Jakarta, HARIANRAKYAT -- Menteri Energi dan Sumber Daya Mineral (ESDM) Arifin Tasrif kembali menegaskan komitmen Indonesia dalam melawan perubahan iklim dan mengambil aksi global untuk menurunkan emisi gas rumah kaca (GRK). Arifin mengemukakan hal tersebut pada Pertemuan Clean Energy Ministerial ke-14 dan Mission Innovation ke-8 di Goa, India.
"Indonesia berkomitmen untuk melawan perubahan iklim dan mengambil aksi-aksi global untuk mengurangi emisi GRK. Kami telah membangun roadmap menuju Net Zero Emission (NZE) dalam rangka dekarbonisasi sistem energi pada 2060 atau lebih cepat dengan dukungan internasional," ujarnya, Jumat (21/7).
Untuk mencapai target NZE, imbuh Arifin, diperlukan dekarbonisasi suplai energi melalui optimalisasi pembangkit energi terbarukan, memperluas infrastruktur transmisi dan distribusi, pemanfaatan potensi carbon storage untuk menangkap emisi dari industri yang hard-to-abate, serta mengembangkan bahan bakar rendah karbon.
Arifin juga mengatakan bahwa sektor kelistrikan akan mencapai puncak emisi antara tahun 2035 dan 2040. "Namun kita akan dapat mencapainya lebih cepat apabila mendapat dukungan internasional," imbuhnya.
Untuk mencapai NZE, penggunaan teknologi yang mutakhir dan keberadaan industri pendukung sangat diperlukan.
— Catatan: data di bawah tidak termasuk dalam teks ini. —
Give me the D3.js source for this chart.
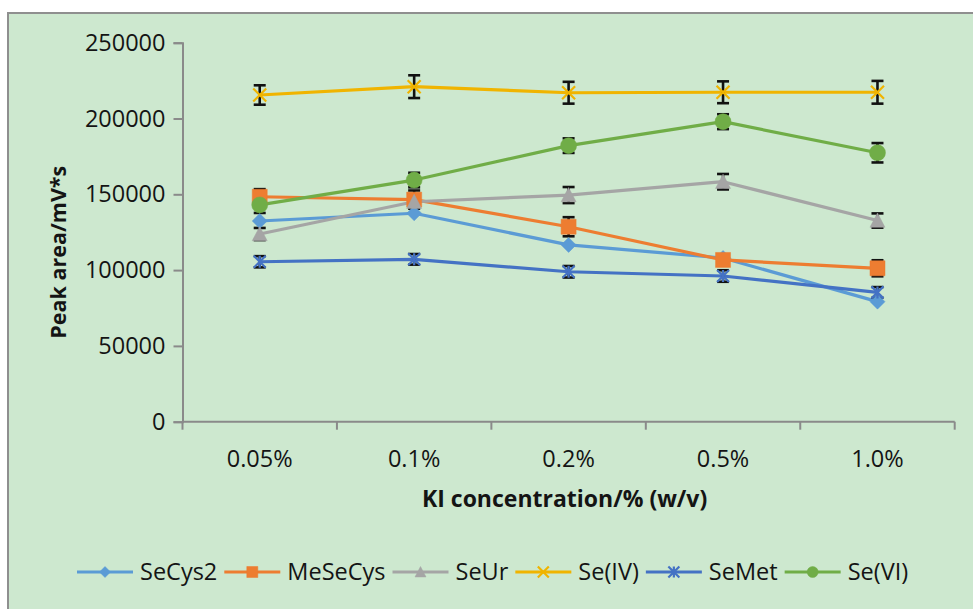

Tantangan saat ini adalah ketersediaan teknologi energi bersih dengan harga terjangkau.
"Kerja sama dan solusi dalam teknologi memiliki peran yang kritikal dalam dekarbonisasi sektor kelistrikan dan industri yang hard-to-abate. Adapun kendaraan listrik berbasis baterai menjadi teknologi kunci untuk menurunkan emisi di sektor transportasi," ujar Arifin.
Arifin menambahkan, Indonesia memiliki target 2 juta mobil listrika dan 13 juta sepeda motor listrik pada 2030 mendatang. Saat ini Pemerintah memberikan insentif kepada masyarakat dalam membeli kendaraan listrik baru maupun konversi sepeda motor berbahan bakar minyak menjadi sepeda motor listrik.
"Maka dari itu, ketersediaan baterai menjadi sangat krusial dalam menyukseskan program kendaraan listrik dan pengembangan energi terbarukan di Indonesia. Kami mengharap investasi dan kerja sama untuk mengubah pengolahan nikel menjadi industri manufaktur baterai, memberikan nilai tambah bagi sumber daya mineral kita, dan menciptakan lapangan pekerjaan di Indonesia," ungkap Arifin.
Arifin juga menggarisbawahi peran CCS/CCUS untuk dekarbonisasi industri hulu migas dan sektor industri yang hard-to-abate, seperti semen dan petrokimia.
"Kami membutuhkan dukungan investasi dan penelitian bersama untuk mengembangkan potensi penyimpanan CO2 kami dari minyak dan gas yang habis dan akuifer garam dengan total kapasitas penyimpanan 12,2 miliar ton CO2. Kami memiliki 15 proyek CCS/CCUS yang akan beroperasi sebelum tahun 2030 dengan kapasitas penyimpanan hingga 68 juta ton CO2," jelasnya.
Selain itu, peran hidrogen hijau juga dapat dimanfaatkan untuk dekarbonisasi sektor hard-to-abate. Indonesia memiliki lebih dari 3.600 GW potensi energi terbarukan yang dapat dimanfaatkan untuk memproduksi hidrogen hijau untuk memenuhi permintaan domestik dan pasar ekspor.
"Untuk mempercepat pemanfaatan hidrogen, biaya hidrogen harus kompetitif. Hal ini dapat dicapai melalui pembentukan pasar perdagangan karbon global, dan kerja sama internasional untuk dukungan keuangan, berbagi teknologi, dan peningkatan kapasitas," ujar Arifin.
Dalam kesempatan tersebut, Arifin juga mengapresiasi negara-negara anggota International Partners Group untuk program Just Energy Transition Partnership (JETP) Indonesia dalam upayanya mengakselerasi dekarbonisasi sektor kelistrikan melalui pensiun dini PLTU dan pengembangan infrastruktur pembangkit dan transmisi energi terbarukan.